Os curdos das Unidades de Defesa Popular (YPG) conseguiram controlar uma zona do nordeste da Síria, fronteiriça com Iraque e Turquia, mantendo os jihadistas afastados. Agora, os homens dessa milícia cruzaram a fronteira com o Iraque e garantiram a segurança de uma estrada montanhosa para permitir a saída das pessoas bloqueadas em Sinjar. Mas, diferentemente da ação humanitária dessa milícia, a intervenção do PKK foi mais problemática.
Para começar, a guerrilha do PKK, que há três décadas luta contra o Estado turco, está na lista dos EUA e da União Europeia de organizações terroristas. Não há registro de que os assessores americanos e os guerrilheiros tenham tido algum contato. Ainda assim, sua intervenção não passou despercebida para os norte-americanos. Várias testemunhas afirmam ter visto esses milicianos em Erbil na primeira semana deste mês, quando o avanço do Estado Islâmico surpreendeu o Governo regional curdo iraquiano.
Por outro lado, a participação do PKK incomodou, sem dúvida, veteranos peshmergas. A aparente facilidade com que os jihadistas forçaram a retirada dessa força curda iraquiana quebrou o mito de sua invencibilidade. Além disso, o PKK disputa historicamente com o Partido Democrático do Curdistão (PDK, a principal força política na região autônoma) a liderança dos curdos – entre 30 milhões e 35 milhões – espalhados pela Turquia, Iraque, Irã e Síria.
“Em Majmur, as forças do PKK tem um acampamento faz tempo e, quando o EI atacou, participaram da defesa e recuperação da zona”, explicou o ministro da Defesa curdo iraquiano, Mustafá Said Qadir, ao ser indagado sobre a ajuda prestada pelo grupo.
A existência desse acampamento não era nenhum segredo. Mas, depois da retomada de Majmur, o presidente da região autônoma e líder do PDK, Massud Barzani, fez uma visita ao local. Foi a primeira vez que Barzani se reuniu em público com membros do PKK. A imprensa local, que até então evitava o assunto, divulgou o apoio desses milicianos, assim como de vários grupos do “Curdistão oriental”, em referência à zona curda do Irã.

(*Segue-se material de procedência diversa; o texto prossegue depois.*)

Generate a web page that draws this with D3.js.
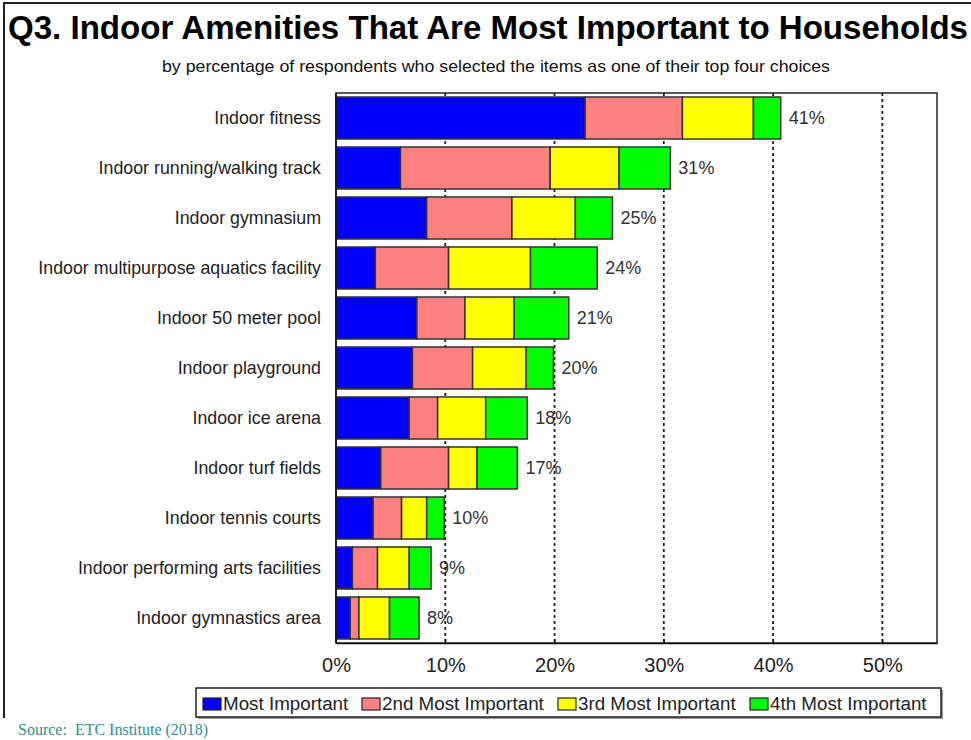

Dez mil refugiados curdos que fugiam da perseguição turca foram instalados pelo Saddam Hussein nos arredores de Majmur em 1998. Qualquer um que reparasse ao passar pelo cemitério podia ver a bandeira do PKK e os cartazes com a imagem de seu líder, Abdullah Ocalan, que foi capturado em 1999 e cumpre prisão perpétua numa ilha do mar de Mármara. Quando os curdos iraquianos recuperaram aquela área em 2003, respeitaram o assentamento, que na ocasião já contava com escola, mesquita e ambulatório. Não está claro quantos dos adultos estavam armados e que grau de liberdade de movimento tinham.

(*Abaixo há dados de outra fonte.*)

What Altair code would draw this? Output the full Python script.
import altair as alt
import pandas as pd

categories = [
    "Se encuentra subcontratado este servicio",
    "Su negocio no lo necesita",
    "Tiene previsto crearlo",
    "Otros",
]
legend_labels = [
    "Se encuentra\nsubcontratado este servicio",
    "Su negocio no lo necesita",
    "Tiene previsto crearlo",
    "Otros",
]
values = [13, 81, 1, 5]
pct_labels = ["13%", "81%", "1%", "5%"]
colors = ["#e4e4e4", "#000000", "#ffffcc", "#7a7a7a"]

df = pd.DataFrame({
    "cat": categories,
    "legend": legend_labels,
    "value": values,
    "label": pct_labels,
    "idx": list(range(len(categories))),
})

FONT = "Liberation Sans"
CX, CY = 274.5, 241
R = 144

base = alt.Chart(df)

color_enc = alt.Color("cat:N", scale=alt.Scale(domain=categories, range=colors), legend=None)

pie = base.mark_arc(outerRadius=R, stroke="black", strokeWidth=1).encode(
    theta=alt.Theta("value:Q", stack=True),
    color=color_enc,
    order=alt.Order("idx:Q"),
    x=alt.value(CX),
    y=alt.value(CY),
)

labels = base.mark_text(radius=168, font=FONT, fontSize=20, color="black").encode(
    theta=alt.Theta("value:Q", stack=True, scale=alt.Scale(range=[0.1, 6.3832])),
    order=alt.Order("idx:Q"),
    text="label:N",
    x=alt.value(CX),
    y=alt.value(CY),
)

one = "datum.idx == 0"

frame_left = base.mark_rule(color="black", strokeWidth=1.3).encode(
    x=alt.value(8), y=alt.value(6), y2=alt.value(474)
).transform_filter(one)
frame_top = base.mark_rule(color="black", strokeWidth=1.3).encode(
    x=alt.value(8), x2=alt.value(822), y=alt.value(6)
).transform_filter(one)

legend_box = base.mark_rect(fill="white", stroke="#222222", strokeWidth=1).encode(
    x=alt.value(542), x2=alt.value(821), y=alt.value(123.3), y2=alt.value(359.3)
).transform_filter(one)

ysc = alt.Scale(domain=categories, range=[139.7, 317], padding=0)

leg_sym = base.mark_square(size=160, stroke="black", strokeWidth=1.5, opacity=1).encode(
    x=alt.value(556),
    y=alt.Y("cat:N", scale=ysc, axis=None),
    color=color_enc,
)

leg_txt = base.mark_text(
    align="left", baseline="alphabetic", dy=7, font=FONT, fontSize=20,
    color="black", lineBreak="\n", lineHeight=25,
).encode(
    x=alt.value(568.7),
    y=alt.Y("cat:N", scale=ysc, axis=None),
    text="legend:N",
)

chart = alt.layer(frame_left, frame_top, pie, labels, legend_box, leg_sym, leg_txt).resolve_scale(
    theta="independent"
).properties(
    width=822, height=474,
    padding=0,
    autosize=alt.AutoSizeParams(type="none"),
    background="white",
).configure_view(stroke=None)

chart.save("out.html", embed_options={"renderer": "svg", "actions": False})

“Sua ajuda foi crucial. Os homens do PKK são muito bons contra os jihadistas, porque têm experiência de combate nas montanhas”, admite Mohamed Maruf, um jovem peshmerga que participou da libertação dessa cidade, onde ocorreram alguns dos combates mais violentos até a recuperação da represa de Mossul.
Apesar do interesse provocado por sua entrada em cena, os membros do PKK mantêm a reserva em seu refúgio iraquiano. Às portas do acampamento, dois velhos milicianos, vestidos com as típicas bombachas curdas e distintivos com a imagem de Ocalan, negam-se a levantar a barreira.

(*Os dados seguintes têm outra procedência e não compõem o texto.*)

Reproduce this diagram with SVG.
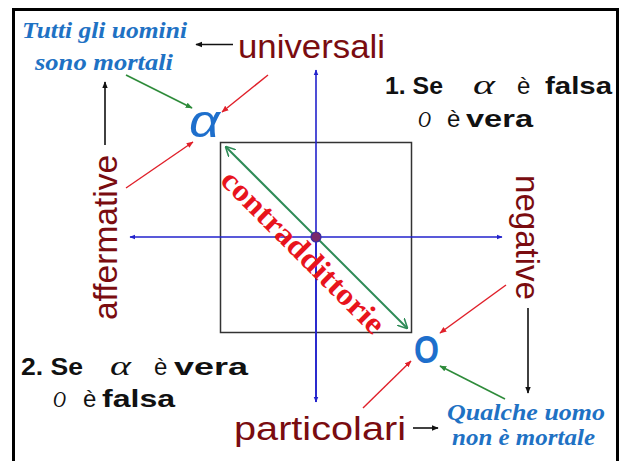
<svg xmlns="http://www.w3.org/2000/svg" width="621" height="461" viewBox="0 0 621 461">
<style>
.lab{font-family:"Liberation Sans",Arial,sans-serif;font-size:34px;fill:#7a0c10}
.it{font-family:"Liberation Serif","Times New Roman",serif;font-style:italic;font-weight:bold;font-size:23px;fill:#1f72c4}
.bk{font-family:"Liberation Sans",Arial,sans-serif;font-size:24px;fill:#111;font-weight:bold}
.nb{font-weight:normal}
.gr{font-family:"Liberation Serif","Times New Roman",serif;font-style:italic;font-weight:normal;fill:#111}
.big{font-family:"Liberation Sans","DejaVu Sans",sans-serif;fill:#1e6fcc}
.red{stroke:#e0202a;stroke-width:1.4;fill:none;marker-end:url(#mr)}
.grn{stroke:#2e8b3a;stroke-width:1.6;fill:none;marker-end:url(#mg)}
.blk{stroke:#111;stroke-width:1.6;fill:none;marker-end:url(#mk)}
.blu{stroke:#2222cc;stroke-width:1.6;fill:none}
</style>
<defs>
<marker id="mr" viewBox="0 0 10 10" refX="9" refY="5" markerWidth="7" markerHeight="7" markerUnits="userSpaceOnUse" orient="auto"><path d="M0,1 L10,5 L0,9 z" fill="#e0202a"/></marker>
<marker id="mg" viewBox="0 0 10 10" refX="9" refY="5" markerWidth="7" markerHeight="7" markerUnits="userSpaceOnUse" orient="auto"><path d="M0,1 L10,5 L0,9 z" fill="#2e8b3a"/></marker>
<marker id="mk" viewBox="0 0 10 10" refX="9" refY="5" markerWidth="7" markerHeight="7" markerUnits="userSpaceOnUse" orient="auto"><path d="M0,1 L10,5 L0,9 z" fill="#111"/></marker>
<marker id="mb" viewBox="0 0 10 10" refX="9" refY="5" markerWidth="6" markerHeight="6" markerUnits="userSpaceOnUse" orient="auto"><path d="M0,1 L10,5 L0,9 z" fill="#2222cc"/></marker>
<marker id="mgs" viewBox="0 0 10 10" refX="9" refY="5" markerWidth="10" markerHeight="10" markerUnits="userSpaceOnUse" orient="auto-start-reverse"><path d="M0,0 L10,5 L0,10" fill="none" stroke="#2e8b57" stroke-width="1.6"/></marker>
</defs>
<rect x="0" y="0" width="621" height="461" fill="#fff"/>
<rect x="13.5" y="9.5" width="604" height="470" fill="none" stroke="#000" stroke-width="3"/>

<g id="square">
<rect x="220.5" y="142.5" width="191" height="190" fill="none" stroke="#333" stroke-width="1.5"/>
</g>

<g id="connectors">
<line class="blu" x1="316" y1="402" x2="316" y2="70" marker-end="url(#mb)"/>
<line class="blu" x1="316" y1="237" x2="316" y2="402" marker-end="url(#mb)"/>
<line class="blu" x1="316" y1="237" x2="130" y2="237" marker-end="url(#mb)"/>
<line class="blu" x1="316" y1="237" x2="502" y2="237" marker-end="url(#mb)"/>
<line x1="226" y1="147" x2="407" y2="328" stroke="#2e8b57" stroke-width="2" marker-start="url(#mgs)" marker-end="url(#mgs)"/>
<line class="blk" x1="233" y1="44.5" x2="196" y2="44.5"/>
<line class="blk" x1="105" y1="145" x2="105" y2="82"/>
<line class="blk" x1="528" y1="308" x2="528" y2="393"/>
<line class="blk" x1="413" y1="428" x2="438" y2="428"/>
<line class="grn" x1="126" y1="75" x2="192" y2="108"/>
<line class="grn" x1="505" y1="399" x2="440" y2="366"/>
<line class="red" x1="268" y1="75" x2="222" y2="112"/>
<line class="red" x1="126" y1="188" x2="193" y2="142"/>
<line class="red" x1="506" y1="285" x2="440" y2="333"/>
<line class="red" x1="363" y1="408" x2="411" y2="361"/>
</g>

<g id="center-dot"><circle cx="316" cy="237" r="5" fill="#7a2a6a" stroke="#3a2aa0" stroke-width="1.2"/></g>

<g id="contraddittorie">
<text transform="translate(296,259) rotate(45)" text-anchor="middle" font-family="'Liberation Serif','Times New Roman',serif" font-weight="bold" font-size="31" fill="#e8141c" textLength="218" lengthAdjust="spacingAndGlyphs">contraddittorie</text>
</g>

<g id="alpha"><text class="big" x="189" y="137" font-size="46" font-style="italic" textLength="31" lengthAdjust="spacingAndGlyphs">α</text></g>
<g id="o"><text class="big" x="414" y="363" font-size="38" font-weight="bold" textLength="25" lengthAdjust="spacingAndGlyphs">O</text></g>

<g id="universali"><text class="lab" x="238" y="58" textLength="147" lengthAdjust="spacingAndGlyphs">universali</text></g>
<g id="particolari"><text class="lab" x="234" y="440" textLength="172" lengthAdjust="spacingAndGlyphs">particolari</text></g>
<g id="affermative"><text class="lab" transform="translate(117,320) rotate(-90)" textLength="165" lengthAdjust="spacingAndGlyphs">affermative</text></g>
<g id="negative"><text class="lab" transform="translate(516,175) rotate(90)" textLength="125" lengthAdjust="spacingAndGlyphs">negative</text></g>

<g id="tutti">
<text class="it" x="22" y="38" textLength="165" lengthAdjust="spacingAndGlyphs">Tutti gli uomini</text>
<text class="it" x="35" y="70" textLength="138" lengthAdjust="spacingAndGlyphs">sono mortali</text>
</g>
<g id="qualche">
<text class="it" x="447" y="420" textLength="158" lengthAdjust="spacingAndGlyphs">Qualche uomo</text>
<text class="it" x="452" y="445" textLength="143" lengthAdjust="spacingAndGlyphs">non è mortale</text>
</g>

<g id="rule1">
<text class="bk" x="385" y="94" textLength="58" lengthAdjust="spacingAndGlyphs">1. Se</text>
<text class="gr" x="473" y="94" font-size="28" textLength="22" lengthAdjust="spacingAndGlyphs">α</text>
<text class="bk nb" x="517" y="94">è</text>
<text class="bk" x="545" y="94" textLength="67" lengthAdjust="spacingAndGlyphs">falsa</text>
<text class="gr" x="418" y="127" font-size="24" textLength="13" lengthAdjust="spacingAndGlyphs">O</text>
<text class="bk nb" x="447" y="127">è</text>
<text class="bk" x="466" y="127" textLength="67" lengthAdjust="spacingAndGlyphs">vera</text>
</g>
<g id="rule2">
<text class="bk" x="21" y="375" textLength="62" lengthAdjust="spacingAndGlyphs">2. Se</text>
<text class="gr" x="110" y="375" font-size="28" textLength="21" lengthAdjust="spacingAndGlyphs">α</text>
<text class="bk nb" x="154" y="375">è</text>
<text class="bk" x="174" y="375" textLength="74" lengthAdjust="spacingAndGlyphs">vera</text>
<text class="gr" x="53" y="407" font-size="24" textLength="13" lengthAdjust="spacingAndGlyphs">O</text>
<text class="bk nb" x="83" y="407">è</text>
<text class="bk" x="102" y="407" textLength="73" lengthAdjust="spacingAndGlyphs">falsa</text>
</g>
</svg>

“Aqui não há ninguém com quem possa falar, por isso é melhor ir embora por onde veio”, respondem com brutalidade. Sabem que sua presença na área é um exercício de equilíbrio político. Não só a visão tradicional de Barzani se choca com o marxismo ideológico do PKK, como também seus interesses ficam cada vez mais incompatíveis a cada dia que passa. Para o presidente curdo, a Turquia se converteu em um grande aliado e um dos principais investidores na região autônoma.
Já o PKK, embora tenha renunciado à aspiração de um Estado independente no sudeste turco, continua vendo o Governo de Ancara com desconfiança. No ano passado, os dois lados anunciaram um cessar-fogo, mas ainda não ocorreu o desarmamento.
Agora, os líderes do Partido dos Trabalhadores do Curdistão estão fazendo gestões para que os EUA e a UE recompensem sua contribuição para frear o Estado Islâmico retirando o nome do PKK da lista de organizações terroristas, como confirma um diplomático iraquiano. O PKK nunca lançou ataques contra objetivos norte-americanos. Sua inclusão na lista de grupos terroristas foi feita a pedido da Turquia, que integra a Organização do Tratado do Atlântico Norte (Otan).
Por enquanto, as autoridades turcas, talvez escaldadas por seu envolvimento inicial na crise síria, preferem guardar silêncio.